## Aim
Exactly retype the lines from the one containing "Write the React, TypeScript" through the one containing "import * as"; both ends count, pictures do not.

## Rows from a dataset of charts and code
==============================

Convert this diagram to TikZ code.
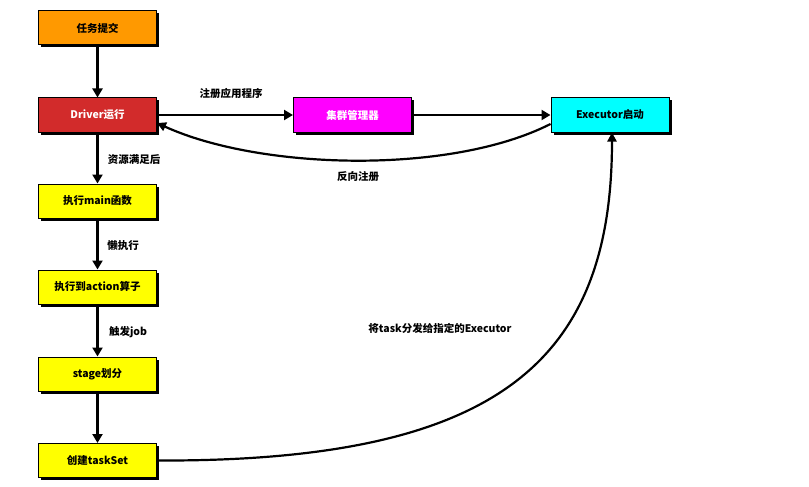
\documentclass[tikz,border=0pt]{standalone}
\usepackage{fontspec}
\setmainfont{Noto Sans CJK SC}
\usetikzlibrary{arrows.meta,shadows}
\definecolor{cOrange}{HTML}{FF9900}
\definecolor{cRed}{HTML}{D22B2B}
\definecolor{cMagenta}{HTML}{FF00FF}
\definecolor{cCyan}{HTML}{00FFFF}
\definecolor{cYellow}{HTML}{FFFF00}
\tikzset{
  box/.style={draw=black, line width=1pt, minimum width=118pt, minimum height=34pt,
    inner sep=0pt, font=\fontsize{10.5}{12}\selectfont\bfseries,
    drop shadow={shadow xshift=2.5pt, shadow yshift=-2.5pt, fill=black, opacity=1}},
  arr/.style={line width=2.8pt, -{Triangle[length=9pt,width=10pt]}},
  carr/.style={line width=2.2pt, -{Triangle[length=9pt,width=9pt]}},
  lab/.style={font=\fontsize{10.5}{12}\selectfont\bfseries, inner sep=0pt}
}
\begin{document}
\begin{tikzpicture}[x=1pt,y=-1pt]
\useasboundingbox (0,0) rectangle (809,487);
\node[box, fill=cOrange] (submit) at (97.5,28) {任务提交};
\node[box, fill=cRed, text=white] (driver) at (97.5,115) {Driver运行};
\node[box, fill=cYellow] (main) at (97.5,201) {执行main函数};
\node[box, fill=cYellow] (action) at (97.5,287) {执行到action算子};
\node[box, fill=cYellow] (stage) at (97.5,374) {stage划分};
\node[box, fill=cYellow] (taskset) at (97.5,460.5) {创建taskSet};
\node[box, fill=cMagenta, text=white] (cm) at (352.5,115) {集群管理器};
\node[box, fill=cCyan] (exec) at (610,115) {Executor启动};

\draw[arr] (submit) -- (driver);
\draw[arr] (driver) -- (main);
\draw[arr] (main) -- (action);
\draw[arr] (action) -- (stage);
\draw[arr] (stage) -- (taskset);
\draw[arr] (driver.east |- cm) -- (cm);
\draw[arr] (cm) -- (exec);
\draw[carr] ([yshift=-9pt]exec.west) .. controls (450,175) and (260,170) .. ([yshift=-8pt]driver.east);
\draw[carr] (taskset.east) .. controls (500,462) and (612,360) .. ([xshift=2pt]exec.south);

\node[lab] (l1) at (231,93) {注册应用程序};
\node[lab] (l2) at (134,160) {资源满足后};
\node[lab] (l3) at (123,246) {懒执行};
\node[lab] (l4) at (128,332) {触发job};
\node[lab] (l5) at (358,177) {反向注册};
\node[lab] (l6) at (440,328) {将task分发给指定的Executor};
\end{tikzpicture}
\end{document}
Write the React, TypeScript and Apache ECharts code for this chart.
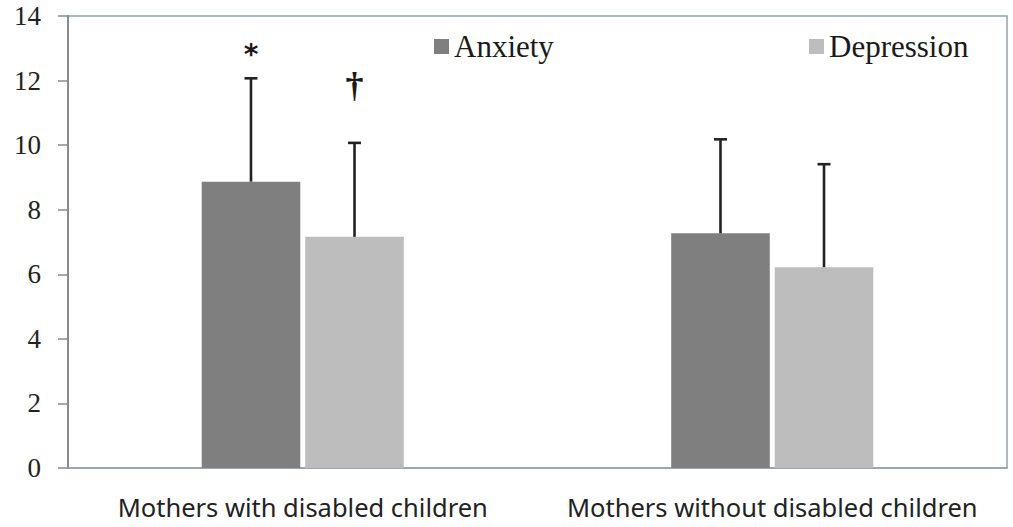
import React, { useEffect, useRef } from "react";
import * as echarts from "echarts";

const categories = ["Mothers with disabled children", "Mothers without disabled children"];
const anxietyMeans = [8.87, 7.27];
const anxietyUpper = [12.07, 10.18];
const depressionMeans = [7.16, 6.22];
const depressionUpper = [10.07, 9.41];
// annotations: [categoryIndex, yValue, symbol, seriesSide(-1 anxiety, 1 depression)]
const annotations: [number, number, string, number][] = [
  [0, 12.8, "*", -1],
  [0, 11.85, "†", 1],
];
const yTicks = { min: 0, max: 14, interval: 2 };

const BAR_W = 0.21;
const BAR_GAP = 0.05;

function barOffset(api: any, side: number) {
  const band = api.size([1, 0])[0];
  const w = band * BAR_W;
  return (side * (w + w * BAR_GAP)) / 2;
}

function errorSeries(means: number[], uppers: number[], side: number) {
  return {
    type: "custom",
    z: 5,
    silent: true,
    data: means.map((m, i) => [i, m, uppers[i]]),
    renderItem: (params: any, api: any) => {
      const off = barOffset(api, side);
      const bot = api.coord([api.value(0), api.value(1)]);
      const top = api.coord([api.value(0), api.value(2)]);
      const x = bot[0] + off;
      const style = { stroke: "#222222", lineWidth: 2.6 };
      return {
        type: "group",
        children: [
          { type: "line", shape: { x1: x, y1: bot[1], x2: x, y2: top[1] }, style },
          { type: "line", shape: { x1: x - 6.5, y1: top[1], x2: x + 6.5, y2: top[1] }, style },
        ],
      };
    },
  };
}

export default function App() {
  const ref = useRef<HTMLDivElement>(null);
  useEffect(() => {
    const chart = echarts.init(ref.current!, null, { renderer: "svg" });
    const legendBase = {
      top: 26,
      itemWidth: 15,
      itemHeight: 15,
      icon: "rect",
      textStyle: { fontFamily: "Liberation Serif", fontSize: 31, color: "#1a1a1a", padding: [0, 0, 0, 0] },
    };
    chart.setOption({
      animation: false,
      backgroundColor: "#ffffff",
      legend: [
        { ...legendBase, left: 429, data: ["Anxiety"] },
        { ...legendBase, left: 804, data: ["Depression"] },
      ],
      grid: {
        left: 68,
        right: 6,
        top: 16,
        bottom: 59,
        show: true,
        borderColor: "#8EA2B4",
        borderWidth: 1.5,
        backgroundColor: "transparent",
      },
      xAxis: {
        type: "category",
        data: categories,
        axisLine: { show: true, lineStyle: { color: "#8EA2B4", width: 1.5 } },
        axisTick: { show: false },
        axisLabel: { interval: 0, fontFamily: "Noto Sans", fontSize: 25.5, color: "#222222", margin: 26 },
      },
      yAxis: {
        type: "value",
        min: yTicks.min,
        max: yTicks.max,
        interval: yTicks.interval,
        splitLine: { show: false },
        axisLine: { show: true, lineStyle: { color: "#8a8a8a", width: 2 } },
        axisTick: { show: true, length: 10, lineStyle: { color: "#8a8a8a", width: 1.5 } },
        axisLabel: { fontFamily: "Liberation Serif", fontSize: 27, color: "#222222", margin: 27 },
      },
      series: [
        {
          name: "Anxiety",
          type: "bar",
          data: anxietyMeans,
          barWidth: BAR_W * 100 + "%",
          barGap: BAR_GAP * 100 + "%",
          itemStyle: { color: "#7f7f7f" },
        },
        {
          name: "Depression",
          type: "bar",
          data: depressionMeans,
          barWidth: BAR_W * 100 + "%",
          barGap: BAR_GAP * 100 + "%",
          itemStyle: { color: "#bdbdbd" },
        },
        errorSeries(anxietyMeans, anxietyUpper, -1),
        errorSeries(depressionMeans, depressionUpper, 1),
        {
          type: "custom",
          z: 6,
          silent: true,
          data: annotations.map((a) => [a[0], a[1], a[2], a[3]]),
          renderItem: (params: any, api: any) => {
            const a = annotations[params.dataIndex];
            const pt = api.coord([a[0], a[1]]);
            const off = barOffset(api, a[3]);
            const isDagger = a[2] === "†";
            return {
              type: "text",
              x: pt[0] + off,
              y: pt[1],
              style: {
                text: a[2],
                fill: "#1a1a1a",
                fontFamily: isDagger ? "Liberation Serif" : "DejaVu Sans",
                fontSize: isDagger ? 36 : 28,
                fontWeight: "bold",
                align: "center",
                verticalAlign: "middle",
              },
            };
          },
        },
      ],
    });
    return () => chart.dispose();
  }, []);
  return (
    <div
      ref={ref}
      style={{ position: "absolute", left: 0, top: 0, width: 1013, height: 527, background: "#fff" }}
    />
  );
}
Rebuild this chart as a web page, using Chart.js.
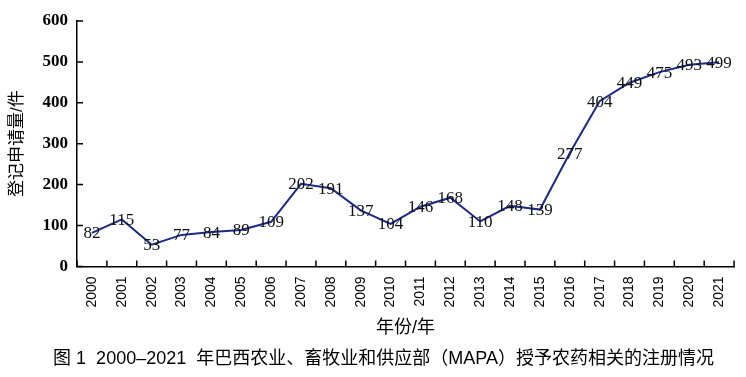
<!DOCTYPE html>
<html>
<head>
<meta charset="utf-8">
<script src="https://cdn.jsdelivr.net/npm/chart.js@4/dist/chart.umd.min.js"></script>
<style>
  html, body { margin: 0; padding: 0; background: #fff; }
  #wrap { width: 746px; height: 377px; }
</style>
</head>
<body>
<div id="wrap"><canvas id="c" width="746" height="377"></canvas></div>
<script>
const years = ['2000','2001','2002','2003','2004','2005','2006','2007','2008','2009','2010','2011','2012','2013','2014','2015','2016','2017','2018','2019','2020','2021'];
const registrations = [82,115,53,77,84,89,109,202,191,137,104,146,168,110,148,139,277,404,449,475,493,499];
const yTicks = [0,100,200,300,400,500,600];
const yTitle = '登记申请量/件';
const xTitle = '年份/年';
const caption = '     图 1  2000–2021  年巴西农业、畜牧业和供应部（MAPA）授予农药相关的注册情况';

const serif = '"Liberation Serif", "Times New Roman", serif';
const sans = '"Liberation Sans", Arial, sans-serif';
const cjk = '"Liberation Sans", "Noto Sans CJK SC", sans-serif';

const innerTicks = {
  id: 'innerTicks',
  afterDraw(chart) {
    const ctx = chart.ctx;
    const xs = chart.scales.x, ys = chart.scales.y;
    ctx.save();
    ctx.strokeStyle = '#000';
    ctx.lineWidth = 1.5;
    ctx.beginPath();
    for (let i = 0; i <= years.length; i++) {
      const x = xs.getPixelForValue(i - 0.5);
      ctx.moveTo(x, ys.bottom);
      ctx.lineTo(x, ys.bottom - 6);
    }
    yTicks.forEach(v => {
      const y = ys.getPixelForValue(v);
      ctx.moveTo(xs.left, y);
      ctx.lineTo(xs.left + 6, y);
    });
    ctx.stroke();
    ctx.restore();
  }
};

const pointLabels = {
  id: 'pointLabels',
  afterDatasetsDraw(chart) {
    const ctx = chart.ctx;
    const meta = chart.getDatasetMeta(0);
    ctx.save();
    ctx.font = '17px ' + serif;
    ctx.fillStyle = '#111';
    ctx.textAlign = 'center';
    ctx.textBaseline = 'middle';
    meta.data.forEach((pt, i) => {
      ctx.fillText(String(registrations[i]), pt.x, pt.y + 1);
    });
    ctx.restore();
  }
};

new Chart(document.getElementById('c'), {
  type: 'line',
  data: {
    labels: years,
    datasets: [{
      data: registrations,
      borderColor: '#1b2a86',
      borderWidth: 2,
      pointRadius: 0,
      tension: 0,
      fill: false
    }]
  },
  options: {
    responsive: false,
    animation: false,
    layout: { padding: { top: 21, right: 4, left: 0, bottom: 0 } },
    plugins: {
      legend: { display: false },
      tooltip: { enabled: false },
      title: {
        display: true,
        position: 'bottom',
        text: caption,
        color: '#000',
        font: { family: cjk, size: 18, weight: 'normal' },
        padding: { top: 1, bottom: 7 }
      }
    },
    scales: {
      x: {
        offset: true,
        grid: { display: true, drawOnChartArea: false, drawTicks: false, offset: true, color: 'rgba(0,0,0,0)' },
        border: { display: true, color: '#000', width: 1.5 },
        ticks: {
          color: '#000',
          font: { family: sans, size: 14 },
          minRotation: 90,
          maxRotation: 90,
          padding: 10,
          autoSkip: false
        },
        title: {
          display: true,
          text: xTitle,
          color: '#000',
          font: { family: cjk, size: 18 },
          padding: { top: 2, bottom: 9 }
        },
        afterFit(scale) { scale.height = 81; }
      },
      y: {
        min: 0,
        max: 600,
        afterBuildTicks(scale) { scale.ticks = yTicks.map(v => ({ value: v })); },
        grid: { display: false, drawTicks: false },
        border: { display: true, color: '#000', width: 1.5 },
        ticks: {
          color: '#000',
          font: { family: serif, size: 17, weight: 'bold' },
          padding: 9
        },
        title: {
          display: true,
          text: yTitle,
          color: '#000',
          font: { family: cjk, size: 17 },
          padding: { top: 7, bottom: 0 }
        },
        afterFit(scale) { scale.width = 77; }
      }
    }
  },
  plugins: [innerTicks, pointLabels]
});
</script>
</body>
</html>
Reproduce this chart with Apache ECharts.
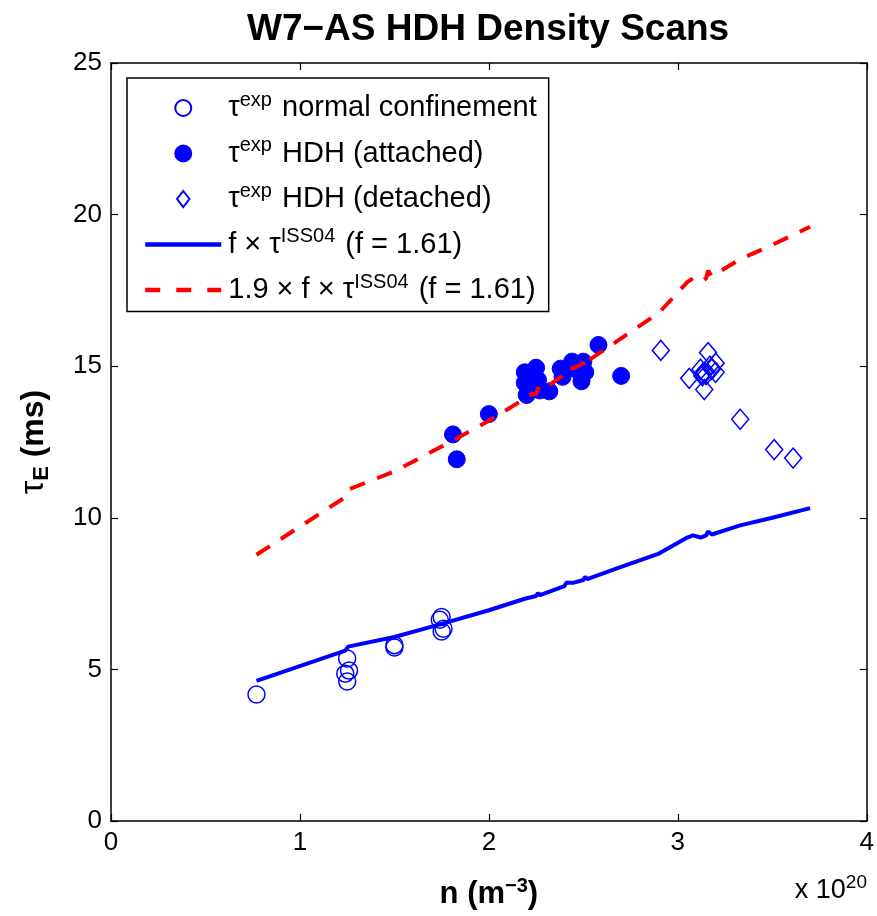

==============================

## Final answer
Write the React, TypeScript and Apache ECharts code for this chart.
import React, { useEffect, useRef } from "react";
import * as echarts from "echarts";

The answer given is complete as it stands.